Ce phénomène semble être à l'origine de l'abandon de Marco Bezzecchi au GP de Grande-Bretagne, après avoir été aspiré par Pecco Bagnaia devant lui. Marc Márquez a senti ce phénomène s'aggraver ces dernières années : "Au sujet de se faire aspirer aux points de freinage, j'ai piloté cette moto avec et sans ailerons, et il est vrai que c'est beaucoup plus critique avec les ailerons. Mais le MotoGP actuel est ainsi, et il faut qu'on s'adapte. Avant aussi, ça secouait, mais moins."
Son ancien coéquipier ressent le même phénomène d'aspiration, qui oblige à modifier son approche des duels, aussi bien dans la position de l'attaquant que de celui qui se défend. "Ça arrive normalement quand on freine", a expliqué Espargaró. "Ça m'est arrivé l'année dernière au Qatar quand Bastianini m'a passé et qu'il s'est échappé : c'est comme si quelqu'un vous poussait par derrière, vous arrêtez de freiner et vous élargissez."
"En MotoGP, particulièrement aujourd'hui, il est donc important qu'on dépasse et qu'on freine sur le côté. Il faut laisser de l'air propre au gars de derrière. Car il semble que si on bloque le passage, certes il ne va pas nous dépasser, mais ensuite quand on se détache de lui, l'autre gars voit sa vitesse augmenter assez vite. Il peut donc vous heurter de l'arrière."
"Je pense que c'est un gentlemen agreement [à avoir] parce que si vous coupez la trajectoire du pilote que vous dépassez, peut-être qu'il peut vous heurter. Alors maintenant, avec ces trucs aéro, il est important d'avoir toujours de l'air propre. Si on a de l'air sale, on est plus lent et ces turbulences deviennent assez piégeuses."

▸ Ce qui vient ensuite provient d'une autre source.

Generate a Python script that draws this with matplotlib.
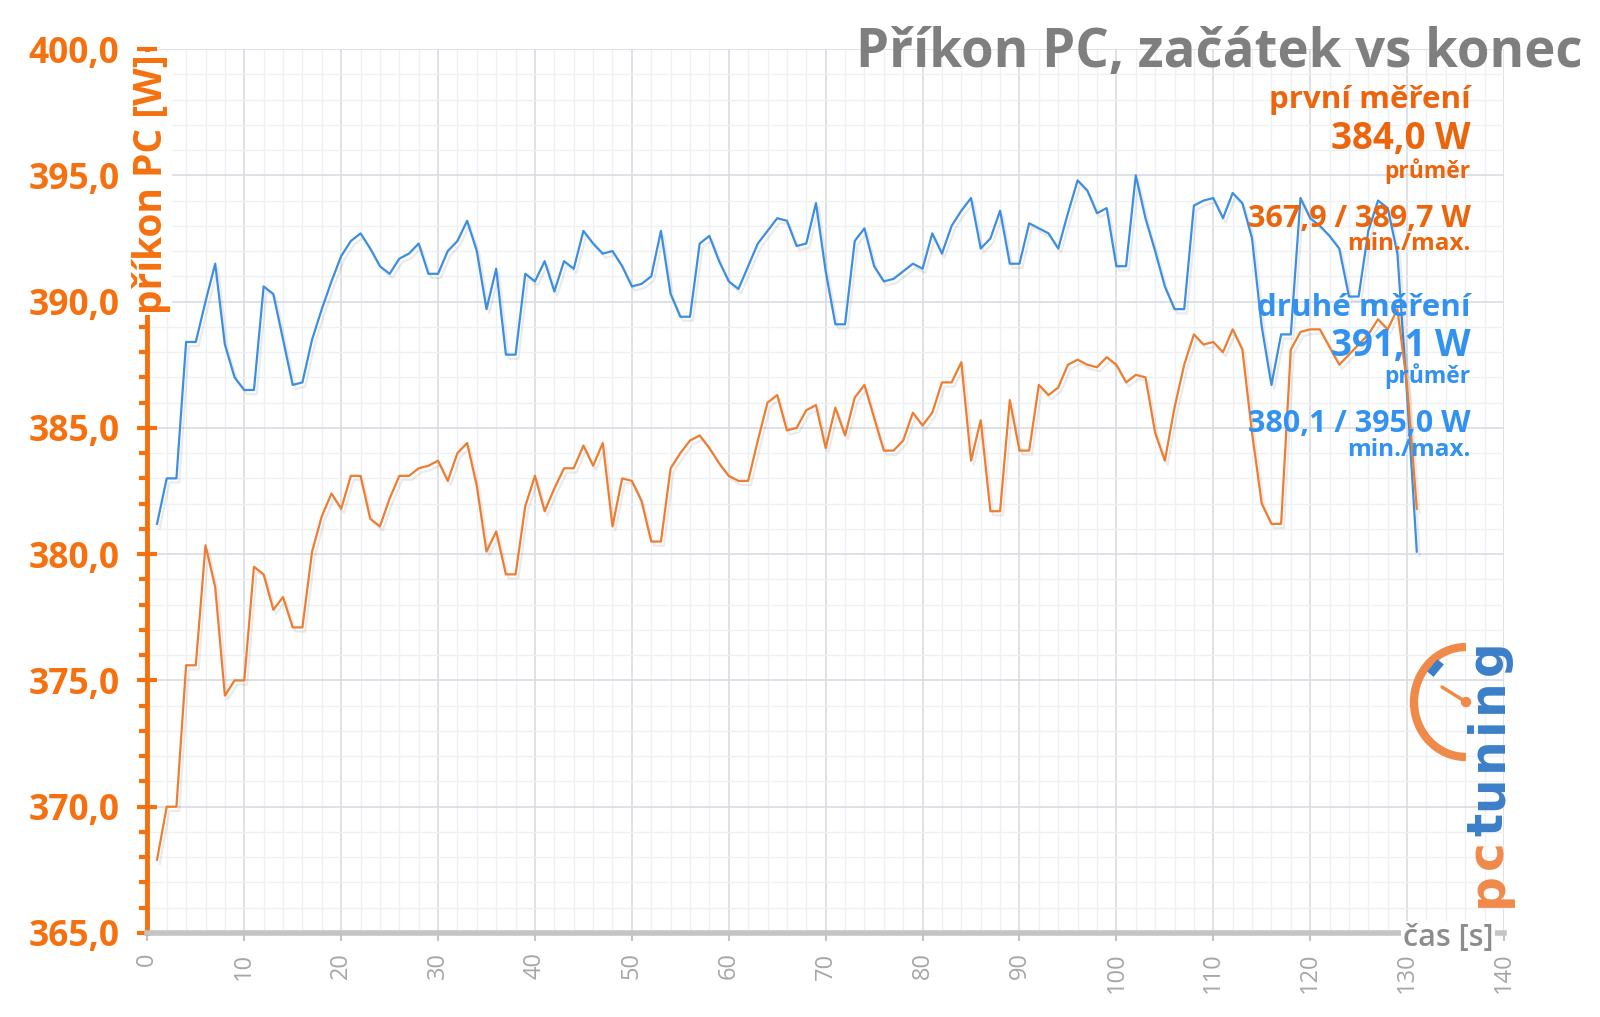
import matplotlib
matplotlib.use("Agg")
import matplotlib.pyplot as plt
import matplotlib.patheffects as pe
from matplotlib.patches import Arc, Circle
from matplotlib.ticker import MultipleLocator, FuncFormatter

plt.rcParams['font.family'] = ['Open Sans', 'DejaVu Sans']

# cas [s]
cas = list(range(1, 132))

# prvni mereni (orange)
prvni = [367.9, 370.0, 370.0, 375.6, 375.6, 380.35, 378.7, 374.4, 375.0, 375.0,
         379.5, 379.2, 377.8, 378.3, 377.1, 377.1, 380.1, 381.5, 382.4, 381.8,
         383.1, 383.1, 381.4, 381.1, 382.2, 383.1, 383.1, 383.4, 383.5, 383.7,
         382.9, 384.0, 384.4, 382.7, 380.1, 380.9, 379.2, 379.2, 381.9, 383.1,
         381.7, 382.6, 383.4, 383.4, 384.3, 383.5, 384.4, 381.1, 383.0, 382.9,
         382.1, 380.5, 380.5, 383.4, 384.0, 384.5, 384.7, 384.2, 383.6, 383.1,
         382.9, 382.9, 384.5, 386.0, 386.3, 384.9, 385.0, 385.7, 385.9, 384.2,
         385.8, 384.7, 386.2, 386.7, 385.4, 384.1, 384.1, 384.5, 385.6, 385.1,
         385.6, 386.8, 386.8, 387.6, 383.7, 385.3, 381.7, 381.7, 386.1, 384.1,
         384.1, 386.7, 386.3, 386.6, 387.5, 387.7, 387.5, 387.4, 387.8, 387.5,
         386.8, 387.1, 387.0, 384.8, 383.7, 385.8, 387.5, 388.7, 388.3, 388.4,
         388.0, 388.9, 388.1, 384.8, 382.0, 381.2, 381.2, 388.1, 388.8, 388.9,
         388.9, 388.2, 387.5, 387.9, 388.3, 388.7, 389.3, 388.9, 389.7, 386.7,
         381.8]

# druhe mereni (blue)
druhe = [381.2, 383.0, 383.0, 388.4, 388.4, 390.0, 391.5, 388.3, 387.0, 386.5,
         386.5, 390.6, 390.3, 388.5, 386.7, 386.8, 388.5, 389.7, 390.8, 391.8,
         392.4, 392.7, 392.1, 391.4, 391.1, 391.7, 391.9, 392.3, 391.1, 391.1,
         392.0, 392.4, 393.2, 392.0, 389.7, 391.3, 387.9, 387.9, 391.1, 390.8,
         391.6, 390.4, 391.6, 391.3, 392.8, 392.3, 391.9, 392.0, 391.4, 390.6,
         390.7, 391.0, 392.8, 390.3, 389.4, 389.4, 392.3, 392.6, 391.6, 390.8,
         390.5, 391.4, 392.3, 392.8, 393.3, 393.2, 392.2, 392.3, 393.9, 391.2,
         389.1, 389.1, 392.4, 392.9, 391.4, 390.8, 390.9, 391.2, 391.5, 391.3,
         392.7, 391.9, 393.0, 393.6, 394.1, 392.1, 392.5, 393.6, 391.5, 391.5,
         393.1, 392.9, 392.7, 392.1, 393.5, 394.8, 394.4, 393.5, 393.7, 391.4,
         391.4, 395.0, 393.3, 392.0, 390.6, 389.7, 389.7, 393.8, 394.0, 394.1,
         393.3, 394.3, 393.9, 392.5, 389.0, 386.7, 388.7, 388.7, 394.1, 393.3,
         393.0, 392.6, 392.1, 390.2, 390.2, 392.8, 394.0, 393.7, 391.9, 386.3,
         380.1]

ORANGE_LINE = '#ED7D31'
BLUE_LINE = '#3D8EE0'
ORANGE_TXT = '#EC640C'
BLUE_TXT = '#3392F0'
AXIS_ORANGE = '#F5700F'

fig = plt.figure(figsize=(16, 10.17), dpi=100)
ax = fig.add_axes([0.0921, 0.0826, 0.8479, 0.8692])

shadow = [pe.SimpleLineShadow(offset=(2, -3), shadow_color='k', alpha=0.08), pe.Normal()]
ax.plot(cas, druhe, color=BLUE_LINE, lw=1.6, path_effects=shadow, zorder=3)
ax.plot(cas, prvni, color=ORANGE_LINE, lw=1.6, path_effects=shadow, zorder=3)

ax.set_xlim(0, 140)
ax.set_ylim(365, 400)
ax.xaxis.set_major_locator(MultipleLocator(10))
ax.xaxis.set_minor_locator(MultipleLocator(2))
ax.yaxis.set_major_locator(MultipleLocator(5))
ax.yaxis.set_minor_locator(MultipleLocator(1))
ax.yaxis.set_major_formatter(FuncFormatter(lambda v, p: f"{v:.1f}".replace('.', ',')))

ax.grid(which='major', color='#D9DCE3', lw=1.2, zorder=0)
ax.grid(which='minor', color='#EEF0F4', lw=1.0, zorder=0)
ax.set_axisbelow(True)

for s in ['top', 'right']:
    ax.spines[s].set_visible(False)
ax.spines['left'].set_color(AXIS_ORANGE)
ax.spines['left'].set_linewidth(3.5)
ax.spines['bottom'].set_color('#C4C4C4')
ax.spines['bottom'].set_linewidth(4)

ax.tick_params(axis='y', which='major', direction='inout', length=14, width=3,
               color=AXIS_ORANGE, labelcolor=AXIS_ORANGE, labelsize=25.5, pad=13)
ax.tick_params(axis='y', which='minor', direction='out', length=6, width=3, color=AXIS_ORANGE)
ax.tick_params(axis='x', which='major', direction='out', length=6, width=1.5,
               color='#C4C4C4', labelcolor='#A6A6A6', labelsize=17, labelrotation=90, pad=8)
ax.tick_params(axis='x', which='minor', length=0)
for lab in ax.get_yticklabels():
    lab.set_fontweight('bold')

# axis labels
fig.text(0.0944, 0.8194, 'příkon PC [W]', rotation=90, ha='center', va='center',
         color=AXIS_ORANGE, fontsize=28, fontweight='bold',
         bbox=dict(facecolor='white', edgecolor='none', pad=1))
fig.text(0.905, 0.078, 'čas [s]', ha='center', va='center', color='#8C8C8C',
         fontsize=22, fontweight='semibold',
         bbox=dict(facecolor='white', edgecolor='none', pad=1))

# title
fig.text(0.989, 0.948, 'Příkon PC, začátek vs konec', ha='right', va='center',
         color='#7F7F7F', fontsize=38, fontweight='bold')

# annotations
xr = 0.919
fig.text(xr, 0.902, 'první měření', ha='right', va='center', color=ORANGE_TXT, fontsize=22.5, fontweight='bold')
fig.text(xr, 0.863, '384,0 W', ha='right', va='center', color=ORANGE_TXT, fontsize=26.5, fontweight='bold')
fig.text(xr, 0.832, 'průměr', ha='right', va='center', color=ORANGE_TXT, fontsize=16.5, fontweight='bold')
fig.text(xr, 0.785, '367,9 / 389,7 W', ha='right', va='center', color=ORANGE_TXT, fontsize=22, fontweight='bold')
fig.text(xr, 0.760, 'min./max.', ha='right', va='center', color=ORANGE_TXT, fontsize=17.5, fontweight='bold')
fig.text(xr, 0.697, 'druhé měření', ha='right', va='center', color=BLUE_TXT, fontsize=22.5, fontweight='bold')
fig.text(xr, 0.660, '391,1 W', ha='right', va='center', color=BLUE_TXT, fontsize=26.5, fontweight='bold')
fig.text(xr, 0.630, 'průměr', ha='right', va='center', color=BLUE_TXT, fontsize=16.5, fontweight='bold')
fig.text(xr, 0.583, '380,1 / 395,0 W', ha='right', va='center', color=BLUE_TXT, fontsize=22, fontweight='bold')
fig.text(xr, 0.558, 'min./max.', ha='right', va='center', color=BLUE_TXT, fontsize=17.5, fontweight='bold')

# logo (pixel units inside a small axes)
lg = fig.add_axes([0.875, 0.1003, 0.075, 0.3097])
lg.set_xlim(0, 120)
lg.set_ylim(0, 315)
lg.axis('off')
lg.add_patch(Arc((66, 213), 104, 110, theta1=90, theta2=270, color='#F08A4B', lw=6))
lg.plot([66, 42], [213, 228], color='#F08A4B', lw=2.5, solid_capstyle='round')
lg.add_patch(Circle((66, 213), 4.5, color='#F08A4B'))
lg.plot([33, 38], [244, 250], color='#3C7FC8', lw=6)
prev = lg.text(88, 8, 'p', rotation=90, ha='center', va='bottom', color='#F08A4B',
               fontsize=35, fontweight='bold', family='DejaVu Sans')
for i, ch in enumerate('ctuning'):
    col = '#F08A4B' if i == 0 else '#3C7FC8'
    prev = lg.annotate(ch, xy=(0.5, 1), xycoords=prev, xytext=(0, 2.5), textcoords='offset points',
                       rotation=90, ha='center', va='bottom', color=col,
                       fontsize=35, fontweight='bold', family='DejaVu Sans')

fig.savefig('out.png', dpi=100)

"C'est un problème technologique. C'était d'ailleurs une des choses dont je me suis plaint il y a quelques années, quand Ducati a commencé à utiliser ces ailerons et qu'on s'est mis à sentir ces turbulences. J'arrive de l'ère où il n'y avait pas d'ailerons. Il n'y en avait pas sur la Yamaha par le passé, alors j'ai commencé à sentir ces turbulences et j'ai trouvé ça un peu bizarre et dangereux. C'est allé tellement plus loin… mais il est difficile de stopper l'évolution technologique. Ces choses-là arrivent, et il en arrivera d'autres auxquelles on ne s'attend pas, mais il faut qu'on s'y adapte."
Pol Espargaró a revu son approche des dépassements
Selon Márquez, cette adaptation demandée au pilote dans les luttes en piste n'est pas la même selon la machine dont il dispose. "Ça dépend de la moto que vous pilotez : si vous pilotez une moto, vous pouvez dépasser d'une façon, et si vous en pilotez une autre, vous devez dépasser à des endroits où on ne s'y attendrait pas normalement", a précisé le #93. "Il faut trouver un moyen."
Iker Lecuona, engagé par LCR pour remplacer Álex Rins durant sa convalescence, n'a connu que le MotoGP qu'avec ses ailerons mais l'an passé, il a découvert le WorldSBK, où les machines sont plus simples et offrent plus de libertés dans le pilotage. Il estime que la prédominance de l'aérodynamique nuit au plaisir sur la moto.
"Pour moi, aujourd'hui, le MotoGP est amusant mais dans le même temps c'est plus ennuyeux, parce qu'avec toute cette aérodynamique il y a plus de limites", a expliqué Lecuona. "Auparavant, même en 2021 quand j'étais là et qu'il y avait moins d'aéro, c'était plus amusant parce que la moto bougeait plus. Maintenant, si vous regardez les motos, on dirait un train. La différence, en Superbike, c'est qu'on peut beaucoup jouer [avec la moto], donc c'est très amusant par rapport à une MotoGP. Mais c'est juste différent."